We need to split streamid into recognized and streamid
arma at mit.edu
Fri Dec 19 00:18:28 UTC 2003
On Thu, Dec 18, 2003 at 12:46:30PM -0500, Paul Syverson wrote:
> The sha1 hash is per stream not per circuit yes? And if the node has already
> taken down that stream, which is why it doesn't recognize the stream ID,
> then the integrity checking on it doesn't matter.
The sha1 hash is per circuit. Specifically, one hash for each direction
for each hop of each circuit. That way we can ensure integrity on control
relay cells such as circuit-level sendmes. And that way we don't need
the overhead of a new key exchange for each stream (currently no crypto
handshake is needed for streams).
> Are you concerned about the node passing on a cell it should have
> removed, thus wrecking the circuit from then on in that direction?
That is an issue yes. It's probably also an anonymity issue we don't
fully understand -- e.g., if there aren't open streams beyond your hop
in the circuit, and a series of relay cells are sent past you that don't
get responses, then you can guess that a stream just closed earlier in
In general, being able to know that a relay cell was destined for your
hop in the circuit seems like a really important feature. I was surprised
to realize that our current design isn't very good at it.

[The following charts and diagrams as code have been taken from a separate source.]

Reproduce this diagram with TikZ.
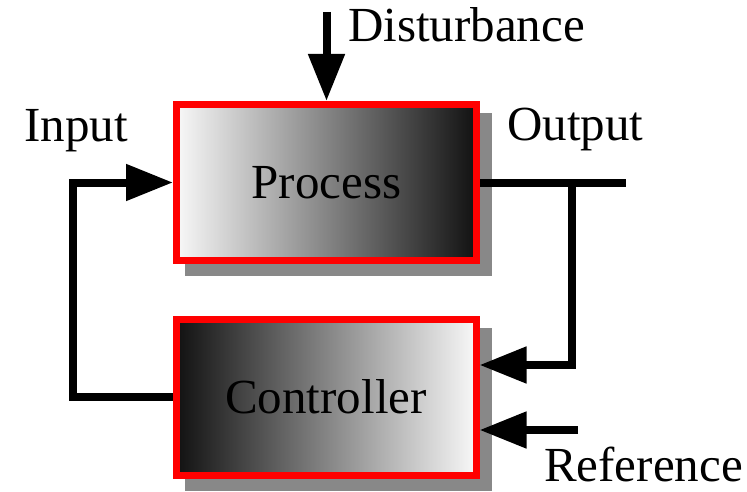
\documentclass[tikz,border=0pt]{standalone}
\usepackage{fontspec}
\setmainfont{Liberation Serif}
\usetikzlibrary{arrows.meta,backgrounds}
\definecolor{cshadow}{HTML}{888888}
\definecolor{clight}{HTML}{F8F8F8}
\definecolor{cdark}{HTML}{111111}
\tikzset{
  >={Triangle[length=47pt,width=35pt]},
  cblock/.style={draw=red, line width=7pt, minimum width=300pt,
                 minimum height=156pt, inner sep=0pt,
                 font=\fontsize{49}{58}\selectfont},
  cshade/.style={fill=cshadow},
  csig/.style={line width=8pt, line cap=butt},
  clbl/.style={font=\fontsize{49}{58}\selectfont, inner sep=0pt, anchor=base west},
}
\begin{document}
\begin{tikzpicture}[x=1pt,y=-1pt]
  \useasboundingbox (0,0) rectangle (747,492);

  % blocks
  \node[cblock, left color=clight, right color=cdark] (proc) at (326.5,182.5) {Process};
  \node[cblock, left color=cdark, right color=clight] (ctrl) at (326,397) {Controller};

  % shadows
  \begin{scope}[on background layer]
    \fill[cshade] ([shift={(12,12)}]proc.south west) rectangle ([shift={(12,12)}]proc.north east);
    \fill[cshade] ([shift={(12,12)}]ctrl.south west) rectangle ([shift={(12,12)}]ctrl.north east);
  \end{scope}

  % free ends
  \coordinate (distsrc) at (326.5,12);
  \coordinate (outend) at (626,182.5);
  \coordinate (tap) at (572,182.5);
  \coordinate (fbin) at ([yshift=32pt]ctrl.east);
  \coordinate (refin) at ([yshift=-33pt]ctrl.east);
  \coordinate (refsrc) at (578,430);

  % signals
  \draw[csig,->] (distsrc) -- (proc.north);
  \draw[csig,->] (ctrl.west) -- ++(-100,0) |- (proc.west);
  \draw[csig] (proc.east) -- (outend);
  \draw[csig,->] (tap) |- (fbin);
  \draw[csig,->] (refsrc) -- (refin);

  % labels
  \node[clbl] (ldist) at (348,42) {Disturbance};
  \node[clbl] (lin) at (24,142) {Input};
  \node[clbl] (lout) at (507,141) {Output};
  \node[clbl] (lref) at (544,481) {Reference};
\end{tikzpicture}
\end{document}
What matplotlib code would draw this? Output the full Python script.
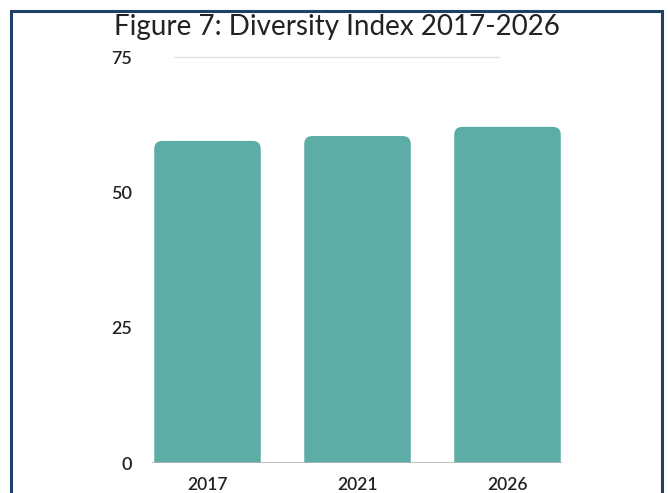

> > The semantics of the begin relay cell can change now too, since we can
> > simply start using the new streamid directly.
> What new streamid?
The new streamid for the new stream which is opened because of the begin
> If I understand you in general, your proposal would stop
> `accidentally' forwarding a cell from wrecking the circuit (by getting
> the stream ciphers out of synch). I like the modularity as long as the
> overhead isn't too high. The scenario is then something like: node
> gets a cell that is for him but that he doesn't have a known streamid
> for. With the separation, node doesn't forward the cell but instead
> kills the circuit (because something is wrong with it) as opposed to
> wrecking it in one direction.
Actually, we don't kill the circuit. There are some edge cases which will
deliver relay cells after the stream has died. Some examples are relay
end cells (we don't have all the edge cases fixed there, so sometimes
both sides end the stream near enough in time that they've forgotten about
the stream by the time the other relay end arrives) or relay sendme cells
(which might get sent back before the relay end is processed). I'd like
to reduce the number of edge cases that cause this to happen, but I'm
not optimistic that we can remove all of them. So I think we'll need to
accept (and drop) unknown relay cells for now.